American businesses have spent literally billions of dollars in protecting cyber security infrastructure, or “technology cyber security”. While these expenditures are appropriate, the cyber breaches of the last few years with companies like Yahoo, Equifax, FedEx and Maersk, law firms like DLA Piper, airlines Delta, British Airways and Cathay Pacific, these cyber breaches at their core, were not failures of the technology of cyber security, but rather the failure of the business of cyber security. This is a gross failure of corporate leadership to invest and instill business cyber security into their corporate cyber culture by setting policy, training people, and creating processes to protect valuable corporate information.
In 2013, recognizing that U.S. businesses and the U.S. economy were facing a huge cyber threat, President Obama issued by Executive Order (EO13636, February, 12, 2013) a directive to the National Institute of Science and Technology (NIST) to create a flexible standard for protecting the nation’s most valuable asset – the businesses of the United States. The hacking of sensitive information like intellectual property from Sony, Boeing and Lockheed by criminals and foreign states like North Korea, China and Russia, and private personal identity information in the Marriott breach, demonstrates how real the consequences are for U.S. companies.
With active participation from more than 3000 experts from government, academia and private enterprises, NIST created the Cyber Security Framework (CSF) that was released in early 2014. The NIST Cybersecurity Framework is comprehensive and focuses beyond specific cyber technologies to emphasize the business side of cyber security. CSF requires that the right people, policies and processes are implemented and maintained throughout all levels of the organization. While the government cannot require private companies to use CSF, they can mandate the implementation of NIST CSF in regulated businesses, like financial institutions, which are insured by the government. In the banking industry, the government requires that insured institutions utilize the Federal Financial Institutions Examination Council (FFIEC) Cyber Assessment Tool based on the NIST CSF in order to maintain the backing of the FDIC.
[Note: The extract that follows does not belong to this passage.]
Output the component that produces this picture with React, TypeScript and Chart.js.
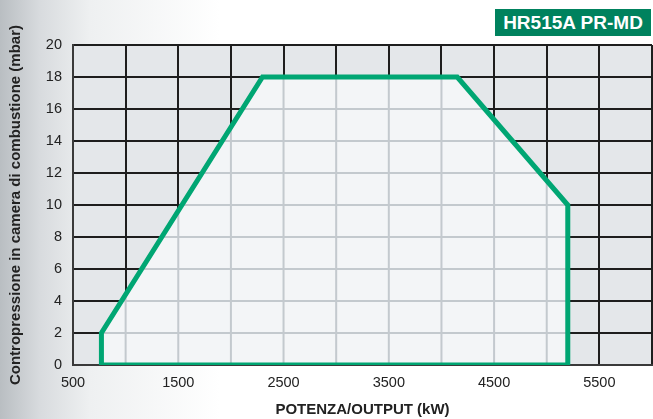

In May 2017, President Trump issued an Executive Order (EO 13800, May 11, 2017), which required all agencies of the Federal government to use the NIST CSF to assess and report to the Office of Management and Budget on the maturity and resilience of their organizations. These steps have forced the largest users of technology and holders of intellectual property in the United States to put into practice business cyber security and use the NIST CSF for protection from breaches.
It’s important to note, that the losses and potential liabilities of American businesses such as the Marriott breach, will likely exceed all of the billions and billions of dollars invested in the technology of cyber security in the last decade. Yes, that’s right, trillions of dollars.
Understanding that the risk to the American economy is so great, the Federal government by law has provided another protection called The SAFETY Act [6 U.S.C. § 444(2)]. The SAFETY Act should further motivate the boards and executive management of American companies to take appropriate action to invest in business cyber security. The protection loosely says the government will substantially limit your organization’s liability if companies will use NIST CSF to manage the business of cyber security. Specifically it says, if you use DHS-vetted software to manage your cyber resilience with NIST CSF, the Federal Government will extend to your company, its shareholders, executives, and board members protection up to, and in some cases including, the full sovereign protection of the US Government.
So, in light of the latest and potentially biggest business cyber security breach of the Marriott Hotel chain, will leadership take steps to invest in business cyber security to protect their businesses? Probably not. Not until we see a company like Equifax or Marriott fail as a result of their failure of sound leadership around business cyber security. To do nothing is a damn shame. Especially when the Federal government has done so much to try to get companies to do the right thing and to understand that there is a significant difference between technology cyber security and business cyber security.
Boards of Directors and executives will continue to ask that technology teams provide technology cyber security. That’s good, but not good enough. There is no question that with the massive cyber breaches we have seen in the last few years, boards of directors and company executives must begin to demand adequate business cyber security. To do less is wildly risky, perhaps irresponsible and those boards, executives and shareholders could be held personally responsible, as evidenced by the direction of the Equifax lawsuits.